En complément de l’article précédent de ce blog, qu’il me soit ici permis de reproduite la traduction française de la lettre de Suzanne Berger, écrite pour accompagner son rapport sur l’éclairage de « bonnes pratiques d’innovation » dans le cadre d’écosystèmes industriels, et sur des axes de clarification des politiques publiques françaises pouvant être mis en œuvre à plus court terme. Beaucoup de points intéressant y sont mentionnés.
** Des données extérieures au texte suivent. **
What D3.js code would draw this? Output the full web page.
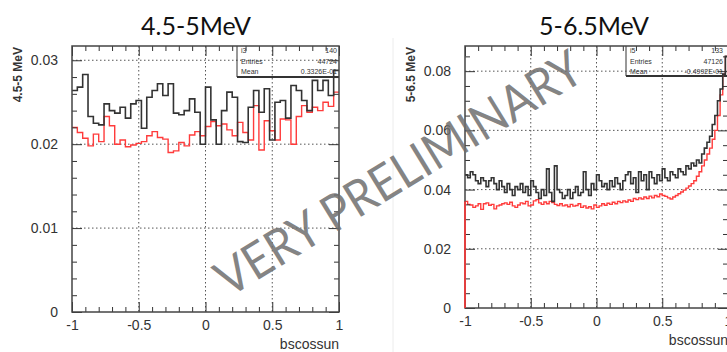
<!DOCTYPE html>
<html>
<head>
<meta charset="utf-8">
<script src="https://cdn.jsdelivr.net/npm/d3@7"></script>
<style>
  body { margin: 0; background: #fff; }
  svg { display: block; }
</style>
</head>
<body>
<div id="chart"></div>
<script>
// bin contents, 50 bins over [-1, 1] for 4.5-5 MeV
const lowBlack = [
  0.0264, 0.0268, 0.0283, 0.0233, 0.0225, 0.0223, 0.0248, 0.0240, 0.0237, 0.0244,
  0.0231, 0.0248, 0.0252, 0.0219, 0.0256, 0.0264, 0.0272, 0.0258, 0.0272, 0.0237,
  0.0235, 0.0240, 0.0254, 0.0238, 0.0200, 0.0268, 0.0229, 0.0200, 0.0240, 0.0262,
  0.0256, 0.0203, 0.0202, 0.0244, 0.0264, 0.0238, 0.0266, 0.0205, 0.0250, 0.0252,
  0.0231, 0.0270, 0.0264, 0.0252, 0.0240, 0.0276, 0.0264, 0.0276, 0.0258, 0.0288
];
const lowRed = [
  0.0220, 0.0214, 0.0207, 0.0198, 0.0212, 0.0203, 0.0233, 0.0222, 0.0200, 0.0205,
  0.0197, 0.0199, 0.0201, 0.0203, 0.0210, 0.0215, 0.0208, 0.0206, 0.0190, 0.0192,
  0.0202, 0.0198, 0.0211, 0.0215, 0.0210, 0.0221, 0.0227, 0.0222, 0.0224, 0.0217,
  0.0210, 0.0226, 0.0214, 0.0205, 0.0246, 0.0193, 0.0228, 0.0216, 0.0205, 0.0230,
  0.0229, 0.0200, 0.0233, 0.0246, 0.0238, 0.0244, 0.0240, 0.0250, 0.0245, 0.0262
];
// 100 bins over [-1, 1] for 5-6.5 MeV
const highBlack = [
  0.045, 0.044, 0.046, 0.045, 0.043, 0.042, 0.044, 0.043, 0.041, 0.043,
  0.044, 0.042, 0.040, 0.043, 0.041, 0.039, 0.042, 0.040, 0.038, 0.041,
  0.040, 0.042, 0.039, 0.041, 0.038, 0.043, 0.041, 0.039, 0.037, 0.040,
  0.038, 0.047, 0.039, 0.036, 0.048, 0.040, 0.039, 0.037, 0.038, 0.040,
  0.037, 0.039, 0.041, 0.038, 0.039, 0.046, 0.040, 0.038, 0.042, 0.040,
  0.045, 0.043, 0.041, 0.042, 0.040, 0.043, 0.041, 0.044, 0.042, 0.040,
  0.043, 0.045, 0.046, 0.042, 0.044, 0.039, 0.046, 0.043, 0.045, 0.040,
  0.046, 0.044, 0.042, 0.045, 0.043, 0.047, 0.044, 0.043, 0.046, 0.045,
  0.044, 0.047, 0.046, 0.045, 0.048, 0.047, 0.049, 0.048, 0.050, 0.049,
  0.052, 0.054, 0.056, 0.058, 0.062, 0.065, 0.070, 0.074, 0.079, 0.085
];
const highRed = [
  0.0360, 0.0350, 0.0348, 0.0340, 0.0345, 0.0352, 0.0333, 0.0352, 0.0355, 0.0347,
  0.0350, 0.0335, 0.0345, 0.0348, 0.0352, 0.0355, 0.0350, 0.0357, 0.0345, 0.0340,
  0.0348, 0.0355, 0.0352, 0.0360, 0.0345, 0.0348, 0.0362, 0.0366, 0.0355, 0.0350,
  0.0358, 0.0352, 0.0360, 0.0356, 0.0350, 0.0346, 0.0352, 0.0345, 0.0348, 0.0342,
  0.0350, 0.0344, 0.0346, 0.0352, 0.0340, 0.0345, 0.0338, 0.0342, 0.0335, 0.0348,
  0.0340, 0.0345, 0.0352, 0.0347, 0.0354, 0.0350, 0.0357, 0.0352, 0.0360, 0.0356,
  0.0362, 0.0358, 0.0365, 0.0360, 0.0370, 0.0366, 0.0372, 0.0368, 0.0375, 0.0370,
  0.0378, 0.0372, 0.0380, 0.0376, 0.0385, 0.0380, 0.0377, 0.0372, 0.0368, 0.0375,
  0.0380, 0.0386, 0.0392, 0.0398, 0.0405, 0.0412, 0.0420, 0.0430, 0.0445, 0.0460,
  0.0480, 0.0500, 0.0520, 0.0540, 0.0570, 0.0600, 0.0650, 0.0720, 0.0790, 0.0850
];

const xMajor = [-1, -0.5, 0, 0.5, 1];
const xGrid = [-0.5, 0, 0.5];
const lowYTicks = [0, 0.01, 0.02, 0.03];
const highYTicks = [0, 0.02, 0.04, 0.06, 0.08];
const lowStats = [['i3', '140'], ['Entries', '44724'], ['Mean', '0.3326E-01']];
const highStats = [['i5', '133'], ['Entries', '47126'], ['Mean', '-0.4992E-01']];

const W = 727, H = 352;
const svg = d3.select('#chart').append('svg').attr('width', W).attr('height', H);

// faint pad border between the two pictures
svg.append('line').attr('x1', 393).attr('x2', 393).attr('y1', 38).attr('y2', H)
  .attr('stroke', '#ececec').attr('stroke-width', 1);

const fmtY = d => (d === 0 ? '0' : d.toFixed(2));

const drawPanel = (opt) => {
  const { left, right, top, bottom, yMax, yTicks, yMinorStep, title, titleX, yTitle, yTitleX,
    black, red, redFromZero, stats, statsBox } = opt;

  const x = d3.scaleLinear().domain([-1, 1]).range([left, right]);
  const y = d3.scaleLinear().domain([0, yMax]).range([bottom, top]);
  const g = svg.append('g');

  // grid
  g.selectAll('.vg').data(xGrid).enter().append('line')
    .attr('x1', d => x(d)).attr('x2', d => x(d)).attr('y1', top).attr('y2', bottom)
    .attr('stroke', '#555').attr('stroke-width', 1).attr('stroke-dasharray', '1.5,2.5');
  g.selectAll('.hg').data(yTicks.filter(d => d > 0)).enter().append('line')
    .attr('x1', left).attr('x2', right).attr('y1', d => y(d)).attr('y2', d => y(d))
    .attr('stroke', '#555').attr('stroke-width', 1).attr('stroke-dasharray', '1.5,2.5');

  // stat box (transparent, grid shows through)
  const sb = g.append('g');
  sb.append('line').attr('x1', statsBox[0]).attr('x2', statsBox[0]).attr('y1', top).attr('y2', statsBox[1])
    .attr('stroke', '#333').attr('stroke-width', 1);
  sb.append('line').attr('x1', statsBox[0]).attr('x2', right).attr('y1', statsBox[1]).attr('y2', statsBox[1])
    .attr('stroke', '#333').attr('stroke-width', 2);
  stats.forEach((row, i) => {
    const ty = top + 7 + i * 10.5;
    sb.append('text').attr('x', statsBox[0] + 4).attr('y', ty).text(row[0])
      .attr('font-family', 'Liberation Sans, Arial').attr('font-size', 7).attr('fill', '#333');
    sb.append('text').attr('x', statsBox[2]).attr('y', ty).attr('text-anchor', 'end').text(row[1])
      .attr('font-family', 'Liberation Sans, Arial').attr('font-size', 7).attr('fill', '#333');
  });

  // histograms as steps
  const n = black.length;
  const edges = d3.range(n + 1).map(i => -1 + (2 * i) / n);
  const step = d3.line().x(d => x(d[0])).y(d => y(d[1])).curve(d3.curveStepAfter);
  const pts = (vals, fromZero) => {
    const p = vals.map((v, i) => [edges[i], v]);
    p.push([1, vals[n - 1]]);
    if (fromZero) p.unshift([-1, 0]);
    return p;
  };
  g.append('path').attr('d', step(pts(red, redFromZero))).attr('fill', 'none')
    .attr('stroke', '#ff3b3b').attr('stroke-width', 1.4);
  g.append('path').attr('d', step(pts(black, false))).attr('fill', 'none')
    .attr('stroke', '#333').attr('stroke-width', 1.6);

  // ticks (inside the frame, ROOT style)
  const xMinor = d3.range(-10, 11).map(i => i / 10).filter(d => !xMajor.includes(d));
  const yMinor = d3.range(0, yMax + 1e-9, yMinorStep).filter(d => !yTicks.some(t => Math.abs(t - d) < 1e-9));
  const axisStyle = sel => {
    sel.select('.domain').remove();
    sel.selectAll('line').attr('stroke', '#333');
    sel.selectAll('text').attr('font-family', 'Liberation Sans, Arial').attr('font-size', 14).attr('fill', '#333');
  };

  g.append('g').attr('transform', `translate(0,${bottom})`)
    .call(d3.axisBottom(x).tickValues(xMajor).tickSize(-10).tickPadding(8).tickFormat(d => String(d)))
    .call(axisStyle);
  g.append('g').attr('transform', `translate(0,${bottom})`)
    .call(d3.axisBottom(x).tickValues(xMinor).tickSize(-5).tickFormat(''))
    .call(axisStyle);
  g.append('g').attr('transform', `translate(0,${top})`)
    .call(d3.axisTop(x).tickValues(xMajor).tickSize(-10).tickFormat(''))
    .call(axisStyle);
  g.append('g').attr('transform', `translate(0,${top})`)
    .call(d3.axisTop(x).tickValues(xMinor).tickSize(-5).tickFormat(''))
    .call(axisStyle);
  g.append('g').attr('transform', `translate(${left},0)`)
    .call(d3.axisLeft(y).tickValues(yTicks).tickSize(-10).tickPadding(14).tickFormat(fmtY))
    .call(axisStyle);
  g.append('g').attr('transform', `translate(${left},0)`)
    .call(d3.axisLeft(y).tickValues(yMinor).tickSize(-5).tickFormat(''))
    .call(axisStyle);
  g.append('g').attr('transform', `translate(${right},0)`)
    .call(d3.axisRight(y).tickValues(yTicks).tickSize(-10).tickFormat(''))
    .call(axisStyle);
  g.append('g').attr('transform', `translate(${right},0)`)
    .call(d3.axisRight(y).tickValues(yMinor).tickSize(-5).tickFormat(''))
    .call(axisStyle);

  // frame
  g.append('rect').attr('x', left).attr('y', top).attr('width', right - left).attr('height', bottom - top)
    .attr('fill', 'none').attr('stroke', '#444').attr('stroke-width', 1.5);

  if (redFromZero) {
    g.append('line').attr('x1', left).attr('x2', left).attr('y1', bottom).attr('y2', y(red[0]))
      .attr('stroke', '#ff3b3b').attr('stroke-width', 1.6);
  }

  // titles
  g.append('text').attr('x', titleX).attr('y', 35).attr('text-anchor', 'middle').text(title)
    .attr('font-family', 'Lato, Open Sans, sans-serif').attr('font-size', 25).attr('fill', '#111');
  g.append('text').attr('transform', `translate(${yTitleX},47) rotate(-90)`).attr('text-anchor', 'end')
    .text(yTitle).attr('font-family', 'Liberation Sans, Arial').attr('font-weight', 'bold')
    .attr('font-size', 12).attr('fill', '#333');
  g.append('text').attr('x', right).attr('y', bottom + 37).attr('text-anchor', 'end').text('bscossun')
    .attr('font-family', 'Liberation Sans, Arial').attr('font-size', 14).attr('fill', '#333');
};

drawPanel({
  left: 72, right: 339, top: 46, bottom: 312, yMax: 0.0317, yTicks: lowYTicks, yMinorStep: 0.002,
  title: '4.5-5MeV', titleX: 196, yTitle: '4.5-5 MeV', yTitleX: 22,
  black: lowBlack, red: lowRed, redFromZero: false, stats: lowStats, statsBox: [237, 77, 337]
});
drawPanel({
  left: 465, right: 728, top: 46, bottom: 308, yMax: 0.0885, yTicks: highYTicks, yMinorStep: 0.005,
  title: '5-6.5MeV', titleX: 594, yTitle: '5-6.5 MeV', yTitleX: 415,
  black: highBlack, red: highRed, redFromZero: true, stats: highStats, statsBox: [626, 76, 723]
});

// watermark
svg.append('text')
  .attr('transform', 'translate(398,172) rotate(-31.5)')
  .attr('text-anchor', 'middle').attr('dominant-baseline', 'central')
  .attr('font-family', 'Lato, Open Sans, sans-serif').attr('font-size', 50)
  .attr('textLength', 420).attr('lengthAdjust', 'spacingAndGlyphs')
  .attr('fill', '#6e6e6e').attr('fill-opacity', 0.85)
  .text('VERY PRELIMINARY');
</script>
</body>
</html>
Ce rapport avait été remis le 20 janvier 2016 à Emmanuel Macron et Thierry Mandon, voir http://www.enseignementsup-recherche.gouv.fr/cid99081/rapport-de-suzanne-berger-sur-les-dispositifs-de-soutien-a-l-innovation-en-france.html
« Comme nous le verrons dans les conclusions que je tire de mon enquête, ma suggestion serait de concentrer les réformes sur la création d’une interface plus large et plus dynamique entre la recherche et la formation universitaire, et les entreprises. Cela nécessitera de nouveaux efforts et des financements importants des universités.
L’image qui ressort de ces entretiens est d’une grande diversité dans la façon dont les nouvelles institutions ont évolué en fonction des régions et des écosystèmes industriels dans lesquels elles prenaient racine. Cette diversité n’a pas été intentionnelle.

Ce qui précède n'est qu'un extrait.